A bulging ocean warmed by climate change and bullied by unruly weather led to record-breaking high tide flooding last year at more than a dozen locations, including South Florida, according to a report released Tuesday.
The federal analysis of high-tide flood events in 2019, which includes a forecast through 2050, is a yearly reminder that sea levels are rising, increasing the chances for more frequent and more damaging tidal invasions.
While the report found that the national median number of high tide flood days along U.S. coastlines was four — one day less than the record reached in 2018 — 19 gauges broke or tied their all-time high-tide record last year, including ones near Miami and Cedar Key on the Gulf Coast.
Called “nuisance” or “sunny day” flooding, tidal inundations most often occur in South Florida during the fall king tide cycle — a function of multiple factors including a slower Gulf Stream current, warmer waters, lunar alignment and sea level rise.
“If you have a king tide and even a little bit of rain, our property is inundated,” said West Palm Beach resident Kate Colangelo, who lives along Flagler Drive north of downtown. “You’ll see it bubbling up from the storm drains, and sometimes there will be tadpoles in there.
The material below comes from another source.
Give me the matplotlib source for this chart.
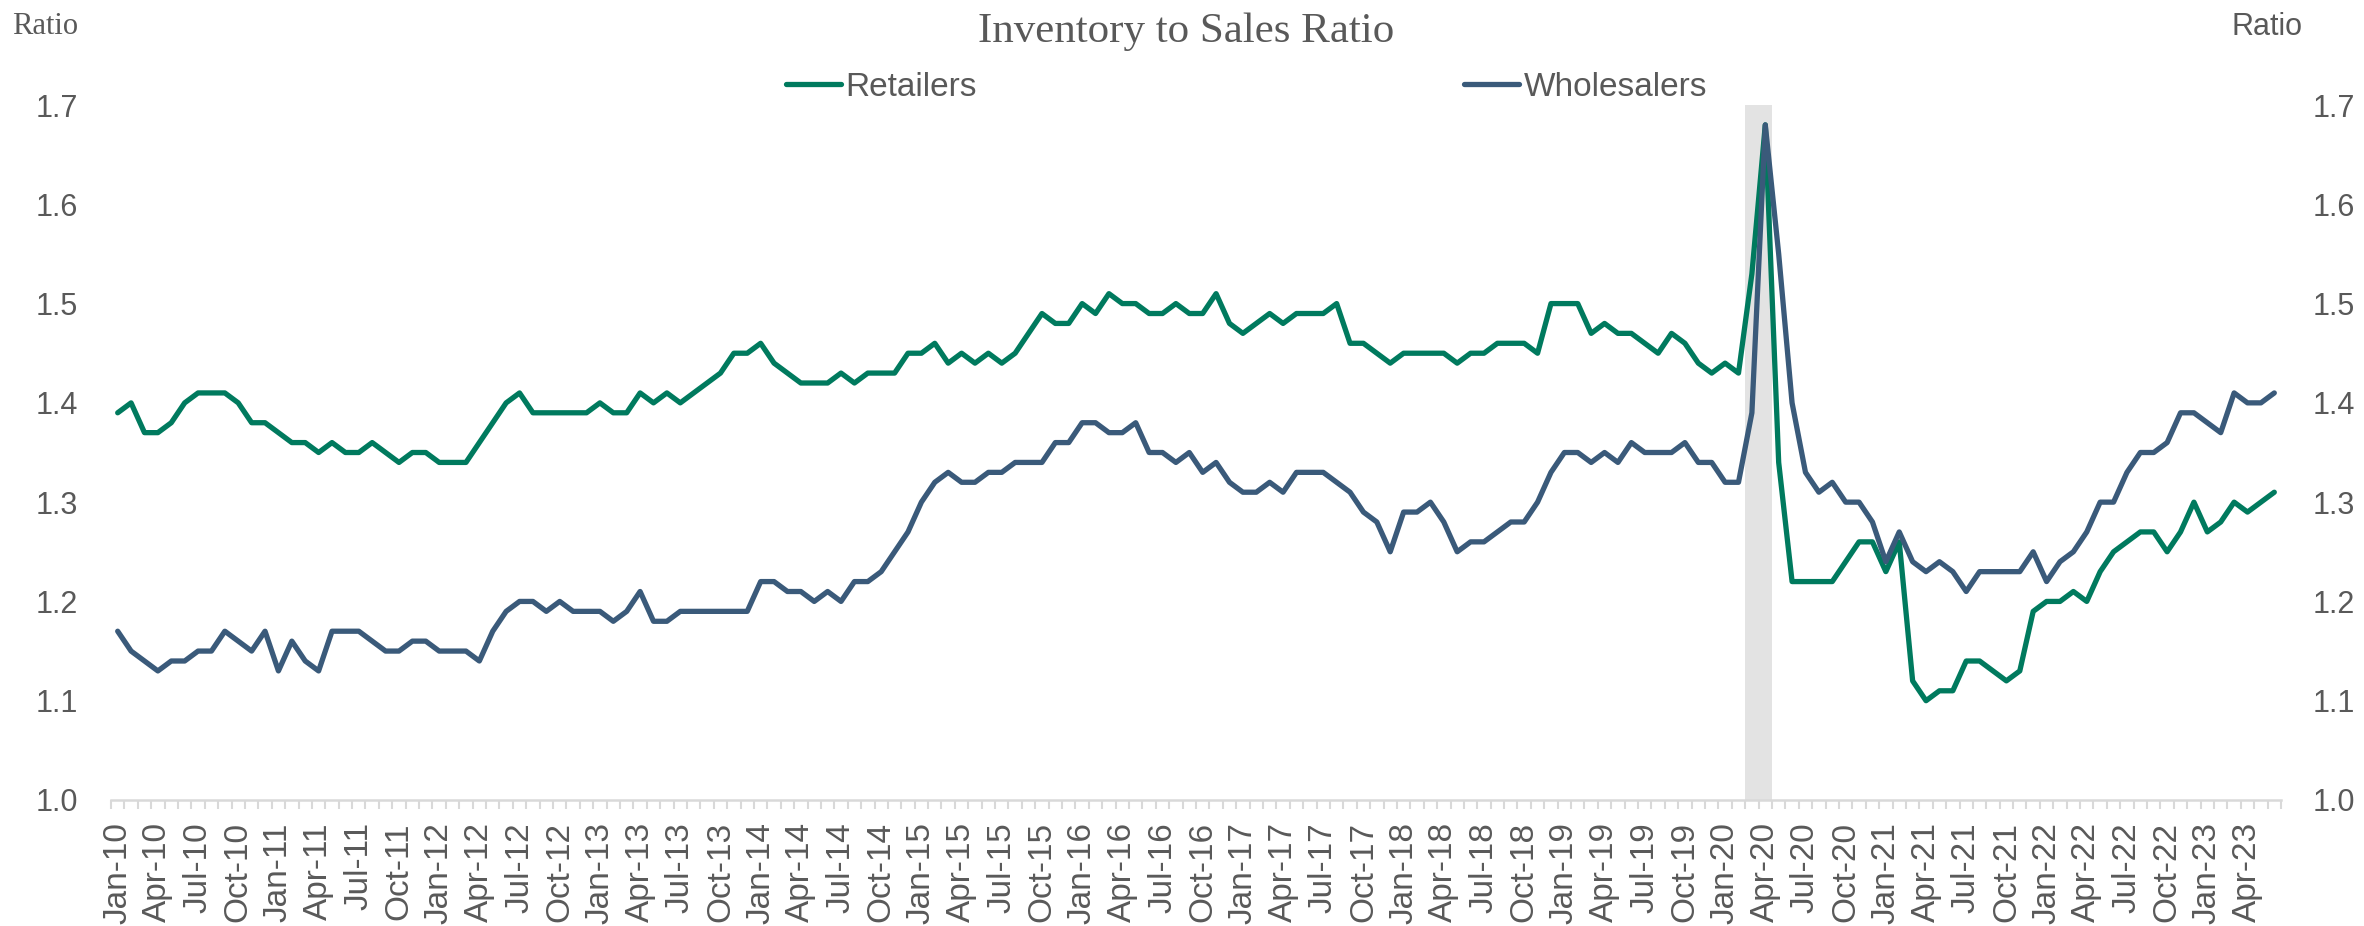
import pandas as pd
import matplotlib.pyplot as plt

# monthly inventory / sales ratios, Jan-2010 .. Jun-2023
retailers = [
    1.39, 1.40, 1.37, 1.37, 1.38, 1.40, 1.41, 1.41, 1.41, 1.40,
    1.38, 1.38, 1.37, 1.36, 1.36, 1.35, 1.36, 1.35, 1.35, 1.36,
    1.35, 1.34, 1.35, 1.35, 1.34, 1.34, 1.34, 1.36, 1.38, 1.40,
    1.41, 1.39, 1.39, 1.39, 1.39, 1.39, 1.40, 1.39, 1.39, 1.41,
    1.40, 1.41, 1.40, 1.41, 1.42, 1.43, 1.45, 1.45, 1.46, 1.44,
    1.43, 1.42, 1.42, 1.42, 1.43, 1.42, 1.43, 1.43, 1.43, 1.45,
    1.45, 1.46, 1.44, 1.45, 1.44, 1.45, 1.44, 1.45, 1.47, 1.49,
    1.48, 1.48, 1.50, 1.49, 1.51, 1.50, 1.50, 1.49, 1.49, 1.50,
    1.49, 1.49, 1.51, 1.48, 1.47, 1.48, 1.49, 1.48, 1.49, 1.49,
    1.49, 1.50, 1.46, 1.46, 1.45, 1.44, 1.45, 1.45, 1.45, 1.45,
    1.44, 1.45, 1.45, 1.46, 1.46, 1.46, 1.45, 1.50, 1.50, 1.50,
    1.47, 1.48, 1.47, 1.47, 1.46, 1.45, 1.47, 1.46, 1.44, 1.43,
    1.44, 1.43, 1.53, 1.68, 1.34, 1.22, 1.22, 1.22, 1.22, 1.24,
    1.26, 1.26, 1.23, 1.26, 1.12, 1.10, 1.11, 1.11, 1.14, 1.14,
    1.13, 1.12, 1.13, 1.19, 1.20, 1.20, 1.21, 1.20, 1.23, 1.25,
    1.26, 1.27, 1.27, 1.25, 1.27, 1.30, 1.27, 1.28, 1.30, 1.29,
    1.30, 1.31,
]
wholesalers = [
    1.17, 1.15, 1.14, 1.13, 1.14, 1.14, 1.15, 1.15, 1.17, 1.16,
    1.15, 1.17, 1.13, 1.16, 1.14, 1.13, 1.17, 1.17, 1.17, 1.16,
    1.15, 1.15, 1.16, 1.16, 1.15, 1.15, 1.15, 1.14, 1.17, 1.19,
    1.20, 1.20, 1.19, 1.20, 1.19, 1.19, 1.19, 1.18, 1.19, 1.21,
    1.18, 1.18, 1.19, 1.19, 1.19, 1.19, 1.19, 1.19, 1.22, 1.22,
    1.21, 1.21, 1.20, 1.21, 1.20, 1.22, 1.22, 1.23, 1.25, 1.27,
    1.30, 1.32, 1.33, 1.32, 1.32, 1.33, 1.33, 1.34, 1.34, 1.34,
    1.36, 1.36, 1.38, 1.38, 1.37, 1.37, 1.38, 1.35, 1.35, 1.34,
    1.35, 1.33, 1.34, 1.32, 1.31, 1.31, 1.32, 1.31, 1.33, 1.33,
    1.33, 1.32, 1.31, 1.29, 1.28, 1.25, 1.29, 1.29, 1.30, 1.28,
    1.25, 1.26, 1.26, 1.27, 1.28, 1.28, 1.30, 1.33, 1.35, 1.35,
    1.34, 1.35, 1.34, 1.36, 1.35, 1.35, 1.35, 1.36, 1.34, 1.34,
    1.32, 1.32, 1.39, 1.68, 1.55, 1.40, 1.33, 1.31, 1.32, 1.30,
    1.30, 1.28, 1.24, 1.27, 1.24, 1.23, 1.24, 1.23, 1.21, 1.23,
    1.23, 1.23, 1.23, 1.25, 1.22, 1.24, 1.25, 1.27, 1.30, 1.30,
    1.33, 1.35, 1.35, 1.36, 1.39, 1.39, 1.38, 1.37, 1.41, 1.40,
    1.40, 1.41,
]
months = pd.date_range("2010-01-01", periods=len(retailers), freq="MS")
labels = [d.strftime("%b-%y") for d in months]
recession = ["2020-03", "2020-04"]

GREEN = "#007a5e"
NAVY = "#3a5a7a"
GREY_TXT = "#595959"
AXIS = "#d9d9d9"

plt.rcParams["font.family"] = ["Liberation Sans", "DejaVu Sans"]

fig = plt.figure(figsize=(23.64, 9.26), dpi=100)
ax = fig.add_axes([0.04695, 0.13607, 0.91794, 0.75053])

x = list(range(len(months)))

# recession shading: one band per month, category-wide
for r in recession:
    i = labels.index(pd.Timestamp(r).strftime("%b-%y"))
    ax.axvspan(i - 0.5, i + 0.5, color="#e3e3e3", lw=0, zorder=0)

ax.plot(x, retailers, color=GREEN, lw=3.8, solid_joinstyle="round",
        solid_capstyle="round", label="Retailers", zorder=3)
ax.plot(x, wholesalers, color=NAVY, lw=3.8, solid_joinstyle="round",
        solid_capstyle="round", label="Wholesalers", zorder=4)

ax.set_xlim(-0.5, len(months) - 0.5)
ax.set_ylim(1.0, 1.7)

yt = [1.0, 1.1, 1.2, 1.3, 1.4, 1.5, 1.6, 1.7]
ax.set_yticks(yt)
ax.set_yticklabels([f"{v:.1f}" for v in yt])
ax.tick_params(axis="y", length=0, pad=24, labelsize=22, labelcolor=GREY_TXT)

ax.set_xticks(x[::3])
ax.set_xticklabels(labels[::3], rotation=90)
ax.set_xticks([i - 0.5 for i in range(len(months) + 1)], minor=True)
ax.tick_params(axis="x", which="major", length=0, pad=16, labelsize=24,
               labelcolor=GREY_TXT)
ax.tick_params(axis="x", which="minor", length=6.5, width=1.5, color=AXIS,
               direction="out")

for s in ["top", "right", "left"]:
    ax.spines[s].set_visible(False)
ax.spines["bottom"].set_color(AXIS)
ax.spines["bottom"].set_linewidth(1.8)

ax2 = ax.twinx()
ax2.set_ylim(ax.get_ylim())
ax2.set_yticks(yt)
ax2.set_yticklabels([f"{v:.1f}" for v in yt])
ax2.tick_params(axis="y", length=0, pad=23, labelsize=22, labelcolor=GREY_TXT)
for s in ax2.spines.values():
    s.set_visible(False)

fig.text(0.5017, 0.966, "Inventory to Sales Ratio", ha="center", va="center",
         fontsize=31, color=GREY_TXT, family=["Liberation Serif", "DejaVu Serif"])
fig.text(0.005, 0.971, "Ratio", ha="left", va="center", fontsize=22,
         color=GREY_TXT, family=["Liberation Serif", "DejaVu Serif"])
fig.text(0.959, 0.971, "Ratio", ha="center", va="center", fontsize=22,
         color=GREY_TXT)

fig.legend(loc="center", bbox_to_anchor=(0.5273, 0.906), ncol=2, frameon=False,
           fontsize=24, labelcolor=GREY_TXT, handlelength=1.65,
           handletextpad=0.15, columnspacing=14.6, borderaxespad=0)

fig.savefig("out.png", dpi=100)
It’s crazy.”
Colangelo has sealed her garage door shut to keep the Intracoastal out.
Climate change is not specifically mentioned in the report from the National Oceanic and Atmospheric Administration, but researchers said projections are based on carbon emissions that lead to warmer oceans and glacier ice melt.
“Human influences are at play,” said NOAA oceanographer William Sweet, who noted that 75 percent of the 98 tidal gauges studied from Bar Harbor, Maine to Friday Harbor, Wash. were seeing more high tide flooding.
The yearly rate of high tide flooding is more than twice that from just 20 years ago. Sea level rise broke a record last year with a median ascent nationally of 1.1 feet as compared to 1920 levels, according to NOAA.
That sea level bloat is also 1.5 inches higher than it was in 2018.
“Inches matter,” said Albert Slap, president of Boca Raton-based Coastal Risk Consulting in a June interview. “Have we kept development out of the floodiest areas? No, because people want to live near the water.”
Sea levels don’t rise like water in a bathtub, Sweet emphasized. There will be years with less flooding because of outside influences such as currents, wind and waves.
At Virginia Key near Miami, nine days last year were marked by high tide flooding compared to no days in 2000. The forecast for the current water year through April is for up to six days of high tide flooding, mostly confined to the fall months.